Перед выходом из церкви боярыня передала протопопу парчовую плащаницу, расшитую ею самой.
– А ну-котко, пускай Тешата такою жертвою пожалует сына Божьего, – шепнула она с кичливой улыбкой мужу и набожно перекрестилась.
– Пошли, Господи, ворогам погибель.
На лугу, перед палатами Ряполовского, собрались людишки со всех деревень и починков. В стороне, тесно держась друг около друга, неуверенно переминались холопи Тешаты. Посреди луга, на высоком помосте, убранном медвежьими шкурами, на резном кресле работы Выводкова важно развалился князь Симеон. Ниже его уселись двое соседей-бояр, за ними – окольничий, а по краям – дьяк и подьячие.
Бойцы, дожидаясь сигнала, не спускали глаз с тяжущихся.
Едва боярин взмахнул плетью, окольничий вскочил и громовым голосом обратился к бойцам:
– Колико ведомо всем, по обычаю древлему, егда не по мысли кому, каково тяжба в приказной избе утвердилась, дадено тому царёвыми милостями соизволение стребовать с того приказу бойцов. И бысть тако: кой боец одолеет, той тяжебщик и прав перед Господом. И положил приказ двух бойцов: Шестака – Тешате, князь же Симеону-Беляницу. А одолеет Шестак – правда Тешаты, а по Белянице – за князем верх.
Непривычный к долгим речам и, чувствуя, что весь запас слов истекает, он сдвинул брови и погрозил бойцам кулаком.
– Вы, псы смердящие! Ужо яз покажу! Нелицеприятно, верой боритесь!
Ряполовский во второй раз хлестнул плетью. То же проделал Тешата.
По толпе прокатился нетерпеливый гул и оборвался.
Бойцы схватились. Лица их налились кровью. На бритых затылках багровыми канатами переплелись тугие жилы.
Тешата лязгнул зубами и пробился вперёд.
– Кадык перекуси проваленному! Хрясни его по харе богопротивной!
При каждом удачном ударе он подпрыгивал высоко, хлопал исступлённо в ладоши и пугал окружающих похрюкивающим хохотком обезумевшего человека.
– Кадык проваленному!
Из-под изодранных красных рубах бойцов проглядывали окровавленные клочья мяса. На изуродованных лицах страшною чёрною маскою запеклись сгустки крови.
Беляница вдруг зашатался и, вскрикнув, выплюнул сквозь раздувшиеся пузырями губы два зуба.
Шестак уловил мгновение и пригнулся, готовый нанести противнику решительный удар.

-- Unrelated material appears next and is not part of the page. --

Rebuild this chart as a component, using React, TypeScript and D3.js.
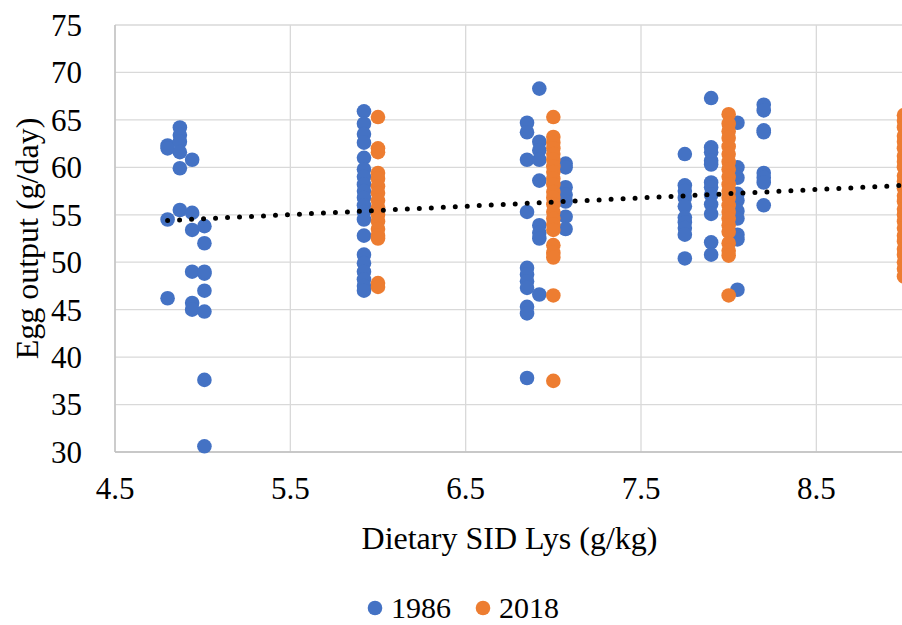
import React from "react";
import * as d3 from "d3";

// ---- Data ----
const xTicks = [4.5, 5.5, 6.5, 7.5, 8.5];
const yTicks = [30, 35, 40, 45, 50, 55, 60, 65, 70, 75];

// 1986 series: columns of egg output values at each SID Lys level
const s1986_x = [4.8, 4.87, 4.94, 5.01, 5.92, 6.85, 6.92, 7.07, 7.75, 7.9, 8.05, 8.2];
const s1986_480 = [62.3, 62.0, 54.5, 46.2];
const s1986_487 = [64.2, 63.4, 62.7, 61.6, 59.9, 55.5];
const s1986_494 = [60.8, 55.2, 53.4, 49.0, 45.7, 45.0];
const s1986_501 = [53.8, 52.0, 48.8, 49.0, 47.0, 44.8, 37.6, 30.6];
const s1986_592 = [65.9, 64.6, 63.5, 62.6, 61.0, 59.8, 59.0, 58.2, 57.5, 56.8, 56.0, 55.3, 54.5, 52.8, 50.8, 49.9, 49.0, 48.2, 47.5, 47.0];
const s1986_685 = [64.7, 63.7, 60.8, 55.3, 49.4, 48.7, 48.0, 47.3, 45.3, 44.6, 37.8];
const s1986_692 = [68.3, 62.7, 61.8, 60.8, 58.6, 53.9, 53.1, 52.5, 46.6];
const s1986_707 = [60.4, 60.0, 57.9, 57.1, 56.4, 54.8, 53.5];
const s1986_775 = [61.4, 58.1, 57.5, 56.8, 55.9, 54.7, 54.2, 53.6, 52.9, 50.4];
const s1986_790 = [67.3, 62.1, 61.6, 60.7, 60.3, 58.4, 57.9, 57.1, 56.1, 55.1, 52.1, 50.8];
const s1986_805 = [64.7, 60.0, 58.9, 57.2, 56.5, 55.4, 54.6, 52.9, 52.4, 47.1];
const s1986_820 = [66.6, 66.0, 63.9, 63.7, 59.4, 58.9, 58.4, 56.0];
const s1986_cols = [s1986_480, s1986_487, s1986_494, s1986_501, s1986_592, s1986_685, s1986_692, s1986_707, s1986_775, s1986_790, s1986_805, s1986_820];

// 2018 series
const s2018_x = [6.0, 7.0, 8.0, 9.0];
const s2018_600 = [65.3, 62.0, 61.6, 59.4, 58.8, 58.0, 57.3, 56.5, 55.8, 55.0, 54.3, 53.5, 52.8, 52.5, 47.8, 47.4];
const s2018_700 = [65.3, 63.2, 62.6, 62.0, 61.4, 60.8, 60.1, 59.5, 58.8, 58.2, 57.4, 56.8, 56.1, 55.3, 54.6, 54.0, 53.4, 51.8, 51.0, 50.5, 46.5, 37.5];
const s2018_800 = [65.6, 64.6, 63.8, 63.1, 62.2, 61.4, 60.6, 59.8, 59.0, 58.2, 57.5, 56.8, 56.0, 55.3, 54.6, 53.9, 53.2, 52.0, 51.2, 50.7, 46.5];
const s2018_900 = [65.5, 64.9, 64.2, 63.3, 62.7, 62.0, 61.2, 60.6, 60.0, 59.1, 58.5, 57.8, 57.0, 56.4, 55.6, 55.0, 54.3, 53.6, 52.8, 52.2, 51.4, 50.8, 50.0, 49.3, 48.5];
const s2018_cols = [s2018_600, s2018_700, s2018_800, s2018_900];

// Linear trendline (dotted), endpoints
const trendX = [4.8, 9.0];
const trendY = [54.4, 58.1];

const legendItems = ["1986", "2018"];
const seriesColors = ["#4472C4", "#ED7D31"];

// ---- Layout ----
const W = 902;
const H = 625;
const left = 115;
const right = 904;
const top = 25;
const bottom = 452;
const FONT = '"Liberation Serif", "Times New Roman", Times, "DejaVu Serif", serif';

export default function App() {
  const x = d3.scaleLinear().domain([4.5, 9.0]).range([left, right]);
  const y = d3.scaleLinear().domain([30, 75]).range([bottom, top]);

  const pts = (xs: number[], cols: number[][]) =>
    xs.flatMap((xv, i) => cols[i].map((yv) => [xv, yv] as [number, number]));
  const p1986 = pts(s1986_x, s1986_cols);
  const p2018 = pts(s2018_x, s2018_cols);

  const line = d3
    .line<number>()
    .x((d) => x(trendX[d]))
    .y((d) => y(trendY[d]));

  const tick: React.CSSProperties = { fontFamily: FONT, fontSize: 31 };
  const title: React.CSSProperties = { fontFamily: FONT, fontSize: 32 };
  const leg: React.CSSProperties = { fontFamily: FONT, fontSize: 30 };

  return (
    <svg
      width={W}
      height={H}
      style={{ position: "absolute", left: 0, top: 0, background: "#fff", fontFamily: FONT }}
    >
      <rect width={W} height={H} fill="#fff" />
      {/* horizontal gridlines */}
      {yTicks.map((t) => (
        <line key={"h" + t} x1={left} x2={right} y1={y(t)} y2={y(t)} stroke="#D9D9D9" strokeWidth={1.3} />
      ))}
      {/* vertical gridlines */}
      {xTicks.map((t) => (
        <line key={"v" + t} x1={x(t)} x2={x(t)} y1={top} y2={bottom} stroke="#D9D9D9" strokeWidth={1.3} />
      ))}
      {/* axes */}
      <line x1={left} x2={left} y1={top} y2={bottom} stroke="#BFBFBF" strokeWidth={1.3} />
      <line x1={left} x2={right} y1={bottom} y2={bottom} stroke="#BFBFBF" strokeWidth={1.3} />

      {/* points */}
      {p1986.map((p, i) => (
        <circle key={"a" + i} cx={x(p[0])} cy={y(p[1])} r={7.3} fill={seriesColors[0]} />
      ))}
      {p2018.map((p, i) => (
        <circle key={"b" + i} cx={x(p[0])} cy={y(p[1])} r={7.3} fill={seriesColors[1]} />
      ))}

      {/* trendline */}
      <path
        d={line([0, 1]) || ""}
        fill="none"
        stroke="#000"
        strokeWidth={5}
        strokeLinecap="round"
        strokeDasharray="0 12"
      />

      {/* y tick labels */}
      {yTicks.map((t) => (
        <text key={"yl" + t} x={82} y={y(t)} dy="0.35em" textAnchor="end" style={tick} fill="#000">
          {t}
        </text>
      ))}
      {/* x tick labels */}
      {xTicks.map((t) => (
        <text key={"xl" + t} x={x(t)} y={499} textAnchor="middle" style={tick} fill="#000">
          {t.toFixed(1)}
        </text>
      ))}

      {/* axis titles */}
      <text x={(left + right) / 2} y={549} textAnchor="middle" style={title} fill="#000">
        Dietary SID Lys (g/kg)
      </text>
      <text
        transform={`translate(38, ${(top + bottom) / 2}) rotate(-90)`}
        textAnchor="middle"
        style={title}
        fill="#000"
      >
        Egg output (g/day)
      </text>

      {/* legend */}
      {legendItems.map((name, i) => {
        const cx = [375, 483][i];
        return (
          <g key={name}>
            <circle cx={cx} cy={608} r={7.3} fill={seriesColors[i]} />
            <text x={cx + 16} y={618} style={leg} fill="#000">
              {name}
            </text>
          </g>
        );
      })}
    </svg>
  );
}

Ряполовский схватился за голову. Окольничий подошёл к нему и с таинственной улыбкой что-то шепнул.
Но князь, начинавший терять веру, обдал его едкой слюной.

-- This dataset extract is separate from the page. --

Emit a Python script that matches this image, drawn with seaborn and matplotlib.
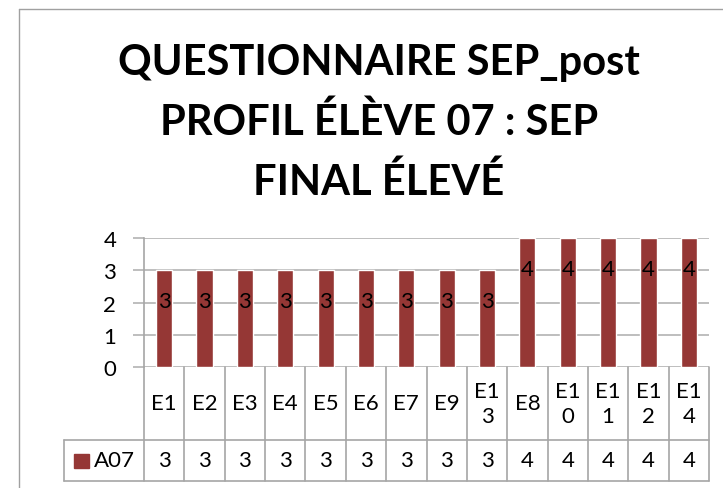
"""
Profil eleve 07 - SEP post, bar chart with an Excel-like data table under it
"""

import matplotlib
matplotlib.use("Agg")
import matplotlib.pyplot as plt
from matplotlib.lines import Line2D
from matplotlib.patches import Rectangle
import seaborn as sns
import pandas as pd

sns.set_style("white")
plt.rcParams['font.family'] = ['Lato', 'DejaVu Sans']
plt.rcParams['text.color'] = 'black'
plt.rcParams['ytick.labelcolor'] = 'black'

TITLE = "QUESTIONNAIRE SEP_post\nPROFIL ÉLÈVE 07 : SEP\nFINAL ÉLEVÉ"
SERIES = "A07"
categories = ["E1", "E2", "E3", "E4", "E5", "E6", "E7", "E9", "E13",
              "E8", "E10", "E11", "E12", "E14"]
values = [3, 3, 3, 3, 3, 3, 3, 3, 3, 4, 4, 4, 4, 4]

BAR = "#953735"
GRID = "#b3b3b3"
LINE = "#a6a6a6"
W, H = 723, 489
FS = 16

df = pd.DataFrame({"cat": categories, "val": values})

fig = plt.figure(figsize=(W / 100, H / 100), dpi=100)

def px(x, y):
    # pixel -> figure fraction
    return x / W, 1 - y / H

# plot area
left, right, top, bottom = 144, 709, 239, 368
ax = fig.add_axes([left / W, 1 - bottom / H, (right - left) / W, (bottom - top) / H])
sns.barplot(data=df, x="cat", y="val", color=BAR, width=0.4, saturation=1, ax=ax)
ax.set_xlim(-0.5, len(categories) - 0.5)
ax.set_ylim(0, 4)
ax.set_yticks(range(5))
ax.yaxis.grid(True, color=GRID, lw=1.2)
ax.set_axisbelow(True)
for s in ["top", "right", "bottom"]:
    ax.spines[s].set_visible(False)
ax.spines["left"].set_color(LINE)
ax.spines["left"].set_linewidth(1.2)
ax.tick_params(axis="y", left=True, length=8, width=1.2, color=GRID,
               labelsize=FS, pad=12)
ax.set_xticks([])
ax.set_xlabel("")
ax.set_ylabel("")

# data labels
for i, v in enumerate(values):
    ax.text(i, v - 0.95, str(v), ha="center", va="center", fontsize=FS)

# title
cx, cy = px(379, 123)
fig.text(cx, cy, TITLE, ha="center", va="center", fontsize=30,
         fontweight="bold", linespacing=1.62)

# data table below the axis
n = len(categories)
step = (right - left) / n
row1, row2, row3 = 368, 441, 482
tl = dict(color=LINE, lw=1.2)
def hline(x0, x1, y):
    fig.add_artist(Line2D([x0 / W, x1 / W], [1 - y / H, 1 - y / H], **tl))
def vline(x, y0, y1):
    fig.add_artist(Line2D([x / W, x / W], [1 - y0 / H, 1 - y1 / H], **tl))

hline(64, right, row2)
hline(64, right, row3)
vline(64, row2, row3)
for k in range(n + 1):
    vline(left + k * step, row1, row3)

for k, (c, v) in enumerate(zip(categories, values)):
    x = (left + (k + 0.5) * step) / W
    lab = c if len(c) <= 2 else c[:2] + "\n" + c[2:]
    fig.text(x, 1 - (row1 + row2) / 2 / H, lab, ha="center", va="center",
             fontsize=FS, linespacing=1.3)
    fig.text(x, 1 - (row2 + row3) / 2 / H, str(v), ha="center", va="center",
             fontsize=FS)

# legend key inside the table
fig.add_artist(Rectangle(px(74, 469), 15 / W, 14 / H, color=BAR))
fig.text(94 / W, 1 - (row2 + row3) / 2 / H, SERIES, ha="left", va="center",
         fontsize=FS)

# chart frame (cropped)
fig.add_artist(Line2D([19 / W, 1], [1 - 10 / H, 1 - 10 / H], color="#a0a0a0", lw=1))
fig.add_artist(Line2D([19 / W, 19 / W], [1 - 10 / H, 0], color="#a0a0a0", lw=1))

fig.savefig("out.png", dpi=100)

– Да эдак Шестак Беляницу моего одолеет! Да кат вас всех побери, неужто мой мшел мене Тешатинского?!
Дьяк испуганно подвинулся к боярину.
– Не велегласно, господарь, – негоже. – И с твёрдой уверенностью: – Не печалься, боярин. Всё по чести идёт. А знаменье покажу – Шестак абие ниц упадёт.
Бойцы катались по земле, тянулись ногтями в глаза, тыкались пальцами в зубы, стремясь разодрать друг другу челюсти. Толпа выла и рокотала, каждым суставом своим подражая движениям бойцов. Казалось, стоило подать сигнал, и все эти возбуждённые до последних пределов люди ринутся и на бойцов, и на господарей, не пощадят ни чужих, ни своих.
Симеон потерял остатки терпения. Он отчётливо видел, что Беляница с каждым мгновением задыхается.
– Знаменье! – властно запрыгали мясистые губы его. – Знаменье! Каты!
Дьяк торопливо сбежал с помоста и, вырвав из рук стрельца вёдро с водою, облил бойцов.
– Остудитесь, угомон вас возьми! – улыбнулся он, отступая.
Беляница вскочил неожиданно и ударил противника ногой под живот.
Шестак заревел, заметался по кругу и пал на колени.
– Виноват, казни, князь-боярин! – взмолился он, протягивая окровавленные руки в сторону Ряполовского.
Тешата со стоном рухнул наземь. Симеон ликующе сошёл с помоста.
– Одеть его в железы! – приказал окольничий, ткнув плетью в Тешату.
Под бурный смех хозяина и гостей сына боярского – уволокли в подвал.
Князь на радостях шлёпнул ладонью тиуна по голове.
– Готовь пир пировать да кликни в трапезную боярыню с дочкой.